4)Rachel Alma 1891-1986) would marry in John A. Cordrey and they would live in Millsboro.  She would die in 1986 preceding her husband who died in 1949.  They had two sons; John S. and Richard S. 

John G. Smith, for a farmer, had a number of land transactions.  Because his land was close to the Railroad and the Laurel-Delmar highway (Bi-State blvd) he sold small pieces to the state to widen the road or to the railroad for sidings.  In 1912 he sold 25 acres to William B Elliott and in 1913 he sold 8 acres to the Salisbury Brick company for their new brick works.  William B Elliott also sold his 25 acres to the Brick works.

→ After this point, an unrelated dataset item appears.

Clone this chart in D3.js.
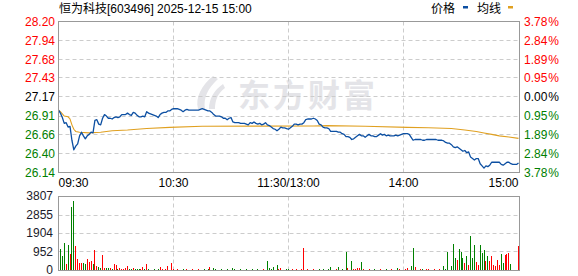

William Burton Elliott (1858-1950) in 1912 had closed his brick works in the town of Delmar.  At that time he was the bailiff of Delmar. Before that he was associated with Mitchell German and Daniel H Foskey brick works in Delmar.  

above 1880 ad
In 1913 William B Elliott sold the equipment from his brick works and 25 acres of land north of Delmar to the Salisbury Bricks Works. 

William Burton Elliott (1858-1950) was the son of William Elliott and Amelia Jane Gordy.  He would marry in 1880 Mary Ellen German (1860-1946) daughter of George W. German and Matadila Hastings.  They would have as children Albert Harlan (1881-1955), Walter Lee (1885-1951), Lilly Esther (1883-1885), William h, (1888-1889), Robert C, (1890-1890) and Hattie Ellen (1898-1973).
William Elliott, after he got out of the brick business, was a bailiff for the town of Delmar, a general store owner and contractor in Delmar. 

The Salisbury Brick Works was started by Joseph and Thomas H. Mitchell in 1900.  They had their brick works on the west side of Salisbury.  In 1913 they decided to expand into Delaware and purchased land north of Delmar.  Not that much is known about the operation.  It appears to have been in business from 1913 until the 1940s.  From newspaper articles we know it was designed to turn out 30,000 bricks a day.  It had machinery to dig the clay, an electric tram to haul to clay to the grinders, four kilns fired by coal, two drying sheds of one hundred feet length and a railroad siding.  It seems to have been plagued by lack of workers such as brick setters, burners, wheelers and shovelers. 

The sandy clay Salisbury Brick used was from the geographic Wicomico deposit formation that Delmar sits on.  The formation consists of loam, sand, gravel and a few scatter rocks.  The clay is good for common building bricks.  It was dug by pick and shovel, hauled to a pug mill ( basically a really big auger mixer) where the clay may have other material such as shale added to it. The pug mill also removes air in the clay.  The mixed clay was molded using the stiff mud process. The two molding methods used are soft mud and stiff mud with the amount of water mixed with the clay being the deciding factor.  Stiff mud uses a small amount of water in comparison to the soft mud method.  The stiff mixture of water and clay is extruded in a continuous column of clay through a die.  As the column exist the machine, wire cutters cut the clay into bricks.  Once the bricks could be handled the “greenware’ was hauled by electric tram to the dryer shed where once sufficiently dry would be moved to the beehive kiln on metal pallets.  There they were fired at 2,000 degrees.  Once removed from the kilns the bricks would take a week to cool down so they were placed back into the dryer shed.
above the drying shed at Dover Brick used as an example of drying sheds

 From there they were shipped by rail or truck depending on where the customer was. 

It is surprising how little is left of this operation.